The vacancy rate for anchored retail centers in Southern Nevada, which had soared from about 4 percent in 2007 to 12 percent in 2011, ended 2013 at 9.3 percent, according to Colliers. Average asking rents hovered around $1.35 per square foot last year. In the past decade, average asking rents peaked locally in the fourth quarter of 2007, at $2.28 per square foot, and hit bottom in the second quarter last year, at $1.34.

Clark County had almost $14 billion in taxable sales from July through November, up 7 percent from the same period in 2012, according to state data. The top categories — food and drink places, car and auto-parts dealers, clothing and accessories stores, and general merchandise shops — are all getting more business.

That spending, and the boost it’s giving to local real estate, might carry a steep cost, though. Nevadans have some of the worst personal finances in the country, and the mini-shopping boom has raised fears that people are returning to the bad habits of the boom era, buying consumer goods they can’t afford.

Meanwhile, strip-mall sales prices have actually fallen the past few years despite rising investor demand. Landlords paid an average $95.91 per square foot last year for local retail centers, according to Colliers, down from about $109 in 2012 and $118 in 2011.

Fewer people are looking for properties that are well-stocked with tenants, said Sun Commercial Real Estate owner Cathy Jones, and the widespread bargain hunting might explain the volatility in pricing.

“It depends on how distressed the properties are,” she said.

Tropicana Centre, at the southwest corner of Tropicana Avenue and Pecos Road, wasn’t always problem real estate.

Business boomed for several years after it opened in the early 1990s.
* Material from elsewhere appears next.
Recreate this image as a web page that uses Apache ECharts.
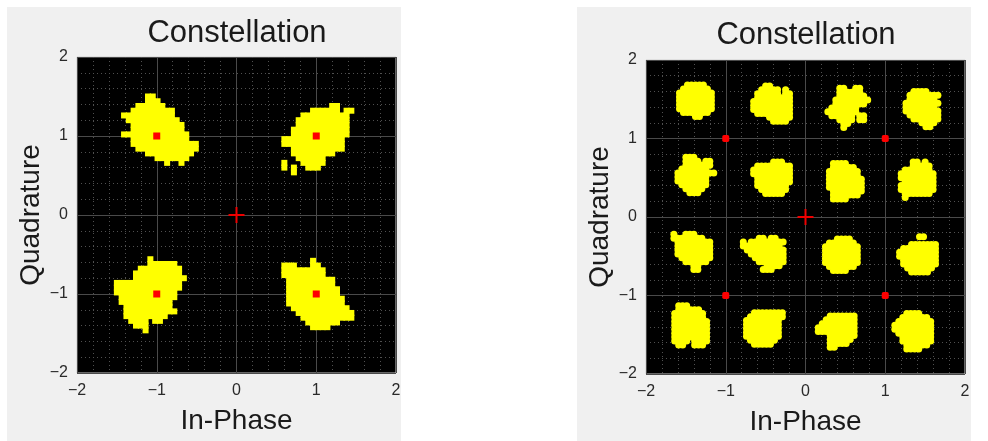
<!DOCTYPE html>
<html>
<head>
<meta charset="utf-8">
<script src="https://cdn.jsdelivr.net/npm/echarts@6/dist/echarts.min.js"></script>
<style>
  html, body { margin: 0; padding: 0; background: #ffffff; }
  #chart { width: 988px; height: 441px; }
</style>
</head>
<body>
<div id="chart"></div>
<script>
// Axis range and tick labels shared by both constellation plots
const axisMin = -2;
const axisMax = 2;
const axisTicks = [-2, -1, 0, 1, 2];

// QPSK received symbols: each cluster is a sample mask ('#' = sample),
// anchored at the top-left sample (I, Q) with a fixed sample pitch.
const qpskPitch = 0.06;
const qpskOrigins = [[-1.41, 1.50], [0.60, 1.38], [-1.50, -0.56], [0.60, -0.58]];
const qpskMasks = [
  [
    ".....##.........",
    ".....###........",
    "...######.......",
    "..#########.....",
    "###########.....",
    ".###########....",
    "..###########...",
    "..###########...",
    "##############..",
    "..############..",
    "..##############",
    "...#############",
    ".....##########.",
    ".......#######..",
    ".........#..#..."
  ],
  [
    "..........##...",
    "......######.##",
    "....##########.",
    "...###########.",
    "...###########.",
    "..############.",
    "..############.",
    "#############..",
    "#############..",
    "..###########..",
    "..#########....",
    "...######......",
    "#...#####......",
    "#.#..###.......",
    "..#............"
  ],
  [
    ".......#.......",
    ".......######..",
    ".....#########.",
    "....##########.",
    "....###########",
    "##############.",
    "##############.",
    "#############..",
    ".############..",
    ".###########...",
    "..##########...",
    "..###########..",
    "..#########....",
    "...####.##.....",
    "....###........",
    "......#........"
  ],
  [
    "......#........",
    "###...##.......",
    "#########......",
    "#########......",
    ".##########....",
    ".##########....",
    ".###########...",
    ".###########...",
    ".############..",
    ".############..",
    "..############.",
    "...############",
    "....###########",
    ".....#######...",
    "......####....."
  ]
];
// QPSK ideal symbol positions
const qpskIdeal = [[1, 1], [-1, 1], [-1, -1], [1, -1]];

// 16-QAM received symbols, same mask encoding
const qamPitch = 0.05;
const qamOrigins = [
  [-1.58, 1.68], [-0.65, 1.67], [0.28, 1.64], [1.26, 1.60],
  [-1.60, 0.76], [-0.65, 0.70], [0.30, 0.68], [1.20, 0.70],
  [-1.65, -0.22], [-0.78, -0.27], [0.25, -0.28], [1.18, -0.25],
  [-1.64, -1.13], [-0.74, -1.22], [0.16, -1.26], [1.12, -1.23]
];
const qamMasks = [
  ["..#####..", ".#######.", "#########", "#########", "#########", "#########", "#########", ".#######.", "....##..."],
  ["...##......", "..#####.#..", ".######.##.", ".#########.", "##########.", "##########.", "##########.", ".#########.", "....######.", ".....####.."],
  ["...##..##..", "...######..", "...#######.", "..#########", "..########.", ".#######...", "########...", ".######.##.", "...####.##.", "....##.....", "....#......"],
  ["..####...", ".########", ".#######.", "#########", "########.", "#########", ".########", "..#######", "....####.", ".....##.."],
  ["..###.....", "..####.##.", "..#######.", ".#######..", "##########", "########..", "########..", ".#######..", "..#####...", "...###...."],
  [".....###..", ".#########", "##########", "##########", ".#########", ".#########", ".########.", "..#######.", "...#####.."],
  [".####....", ".######..", "########.", "########.", "#########", "#########", "#########", ".########", ".#######.", ".####...."],
  ["...##.#..", "...#####.", ".#######.", "#########", "#########", ".########", "#########", "#########", ".#######.", ".#......."],
  ["#..###....", "########..", ".#########", ".#########", ".#########", ".#########", "..########", "...######.", ".....##...", ".....##..."],
  ["....##.##..", "#.#########", "##########.", ".##########", "..#########", "...########", "....#######", "......####.", ".....###..."],
  ["...####..", ".#######.", "#########", "#########", "#########", "#########", "#########", ".#######.", "..####..."],
  [".....##...", "..........", "...#######", ".#########", "##########", "##########", ".#########", ".#########", "..#######.", "...#####.."],
  [".###.....", ".######..", "########.", "########.", "#########", "#########", "#########", "#########", "#########", "####.####", ".##..###."],
  ["..########", ".#########", "#########.", "#########.", "#########.", "#########.", "#########.", ".#######..", "..#####..."],
  ["...#######", "..########", ".#########", "##########", "##########", "...#######", "...######.", "...#####..", "...##....."],
  ["...####...", "..#######.", ".#########", "##########", "##########", ".#########", "..########", "..########", "...######.", "...####..."]
];
// Reference markers drawn on the 16-QAM plot
const qamIdeal = [[1, 1], [-1, 1], [-1, -1], [1, -1]];
const origin = [[0, 0]];

// Expand sample masks into (I, Q) pairs
function maskSamples(origins, masks, pitch) {
  const pts = [];
  masks.forEach(function (rows, k) {
    const x0 = origins[k][0], y0 = origins[k][1];
    rows.forEach(function (row, r) {
      for (let c = 0; c < row.length; c++) {
        if (row[c] === '#') {
          pts.push([+(x0 + c * pitch).toFixed(3), +(y0 - r * pitch).toFixed(3)]);
        }
      }
    });
  });
  return pts;
}

const FONT = '"Liberation Sans", Arial, sans-serif';
// plus-shaped marker for the origin
const crossPath = 'path://M7,0H9V7H16V9H9V16H7V9H0V7H7Z';

function fmtTick(v) {
  return v < 0 ? '\u2212' + Math.abs(v) : String(v);
}

function makeAxis(gridIndex, dim) {
  const isX = dim === 'x';
  return {
    type: 'value',
    gridIndex: gridIndex,
    min: axisMin,
    max: axisMax,
    interval: 1,
    name: isX ? 'In-Phase' : 'Quadrature',
    nameLocation: 'middle',
    nameGap: isX ? 34 : 32,
    nameTextStyle: { fontFamily: FONT, fontSize: 28, color: '#1a1a1a' },
    axisLine: { show: false },
    axisTick: { show: false },
    axisLabel: {
      margin: isX ? 10 : 9,
      fontFamily: FONT,
      fontSize: 16,
      color: '#2a2a2a',
      formatter: function (v) { return axisTicks.indexOf(v) >= 0 ? fmtTick(v) : ''; }
    },
    splitLine: { show: true, lineStyle: { color: '#4a4a4a', width: 1 } },
    minorTick: { show: false, splitNumber: 5 },
    minorSplitLine: { show: true, lineStyle: { color: '#505050', width: 1, type: [1, 3] } }
  };
}

const chart = echarts.init(document.getElementById('chart'), null, { renderer: 'canvas' });

chart.setOption({
  animation: false,
  backgroundColor: '#ffffff',
  graphic: [
    { type: 'rect', z: -10, shape: { x: 7, y: 7, width: 394, height: 434 }, style: { fill: '#f0f0f0' } },
    { type: 'rect', z: -10, shape: { x: 577, y: 7, width: 394, height: 434 }, style: { fill: '#f0f0f0' } },
    { type: 'text', x: 237, y: 33, style: { text: 'Constellation', fontFamily: FONT, fontSize: 31, fill: '#1a1a1a', align: 'center', verticalAlign: 'middle' } },
    { type: 'text', x: 806, y: 35, style: { text: 'Constellation', fontFamily: FONT, fontSize: 31, fill: '#1a1a1a', align: 'center', verticalAlign: 'middle' } }
  ],
  grid: [
    { left: 77, top: 57, width: 319, height: 316, show: true, backgroundColor: '#000000', borderColor: '#cfcfcf', borderWidth: 1 },
    { left: 646, top: 60, width: 319, height: 317, show: true, backgroundColor: '#000000', borderColor: '#cfcfcf', borderWidth: 1 }
  ],
  xAxis: [makeAxis(0, 'x'), makeAxis(1, 'x')],
  yAxis: [makeAxis(0, 'y'), makeAxis(1, 'y')],
  series: [
    {
      type: 'scatter', xAxisIndex: 0, yAxisIndex: 0, silent: true,
      symbol: 'rect', symbolSize: 6,
      itemStyle: { color: '#ffff00', opacity: 1 },
      data: maskSamples(qpskOrigins, qpskMasks, qpskPitch), z: 2
    },
    {
      type: 'scatter', xAxisIndex: 0, yAxisIndex: 0, silent: true,
      symbol: 'rect', symbolSize: 7,
      itemStyle: { color: '#ff0000', opacity: 1 },
      data: qpskIdeal, z: 3
    },
    {
      type: 'scatter', xAxisIndex: 0, yAxisIndex: 0, silent: true,
      symbol: crossPath, symbolSize: 16,
      itemStyle: { color: '#ee0000', opacity: 1 },
      data: origin, z: 3
    },
    {
      type: 'scatter', xAxisIndex: 1, yAxisIndex: 1, silent: true,
      symbol: 'circle', symbolSize: 7,
      itemStyle: { color: '#ffff00', opacity: 1 },
      data: maskSamples(qamOrigins, qamMasks, qamPitch), z: 2
    },
    {
      type: 'scatter', xAxisIndex: 1, yAxisIndex: 1, silent: true,
      symbol: 'roundRect', symbolSize: 7,
      itemStyle: { color: '#ff0000', opacity: 1 },
      data: qamIdeal, z: 3
    },
    {
      type: 'scatter', xAxisIndex: 1, yAxisIndex: 1, silent: true,
      symbol: crossPath, symbolSize: 16,
      itemStyle: { color: '#ee0000', opacity: 1 },
      data: origin, z: 3
    }
  ]
});
</script>
</body>
</html>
Storefronts were occupied and the mall was packed with shoppers, said Dan Riggs, owner of Trop-Aquarium, an original tenant.

Like other malls near the city’s core, Tropicana Centre took a nosedive last decade when the recession and suburban sprawl drained business from older plazas. Shoppers fled and stores closed, and Tropicana’s occupancy rate plunged to 40 percent at one point.

“It was empty,” Riggs said.

The strip mall, which sold for $61 million during the boom years, fell into court-appointed receivership in 2009, after the economy tanked and the owners reportedly stopped paying the mortgage.

Receiver Gregg Williams, of Trident Pacific Real Estate Group in Newport Beach, Calif., took charge in June 2012 and brought some life to the center. He striped and resurfaced the parking lot, painted and repaired the stores and, using Colliers brokers, signed a slate of new tenants.

“It was in pretty rough shape,” Williams said.

The occupancy rate is now about 80 percent, and shoppers are coming back. Riggs estimates that his sales revenue has climbed 8 percent in the past year and a half because of rising foot traffic.

A few months ago, Williams sold the center for $39.8 million to New Jersey developer James Demetrakis.

The new owner’s investment group had read about the uptick in local construction, thought the job market was improving and figured it was the right time to buy, partner David Carmel said.

The landlords have signed a lease with Conn’s, an appliance and furniture retailer, and are working to bring a Ross Dress for Less.

Tropicana Centre is their first purchase locally, and the group is looking for more deals.

“I hope we were right about the market turning,” Carmel said.